Broadly, I agree with your points. You’re right that we don’t care about the relationship in the subpopulation, but rather about the relationship in the broader population. However, there are a couple of things I think are important to note here:
As mentioned in my response on range restrictions, in some cases we did not reject many people at all. In those cases, our subpopulation was almost the entire population. This is not the case for the NBA or GRE examples.
Lastly, possibly more importantly: we only know of maybe 3 cases of people being rejected from the fellowship but becoming involved in the group in any way at all. All of these were people who were rejected and later reapplied and completed the fellowship. We suspect this is both due to the fact that the fellowship causes people to become engaged, and also because people who are rejected may be less likely to want to get involved. As a result, it wouldn’t really make sense to try to measure engagement in this group.

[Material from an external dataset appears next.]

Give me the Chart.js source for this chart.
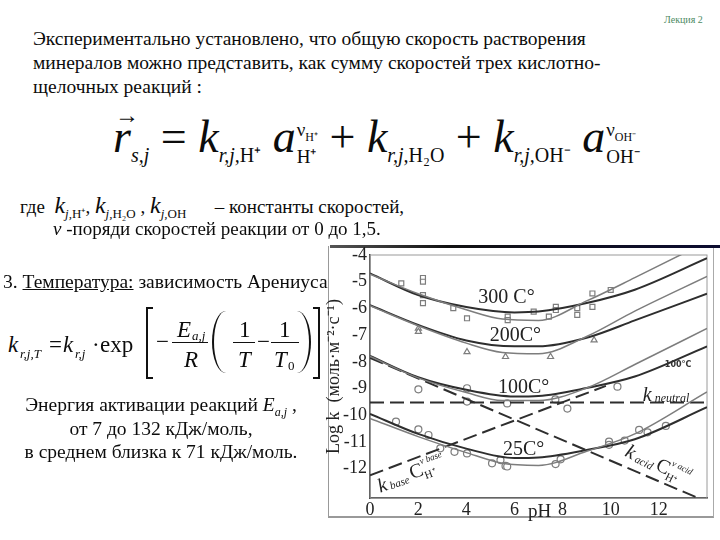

In general, we believe that in order to use a selection method based on subjective interview rankings—which are very time-consuming and open us up to the possibility of implicit bias—we need to have some degree of evidence that our selection method actually works. After two years, we have found none using the best available data.
That being said—this fall, we ended up admitting everyone who we interviewed. Once we know more about how engaged these fellows end up being, we can follow up with an analysis that is truly of the entire population.
The other big issue with this approach is that this would likely be confounded by the treatment effect of being selected for and undertaking the fellowship. i.e. we would hope that going through the fellowship actually makes people more engaged, which would lead to the people with higher scores (who get accepted to the fellowship) also having higher engagement scores.
But perhaps what you had in mind was combining the simple approach with a more complex approach, like randomly selecting people for the fellowship across the range of predictor scores and evaluating the effects of the fellowship as well as the effect of the initial scores?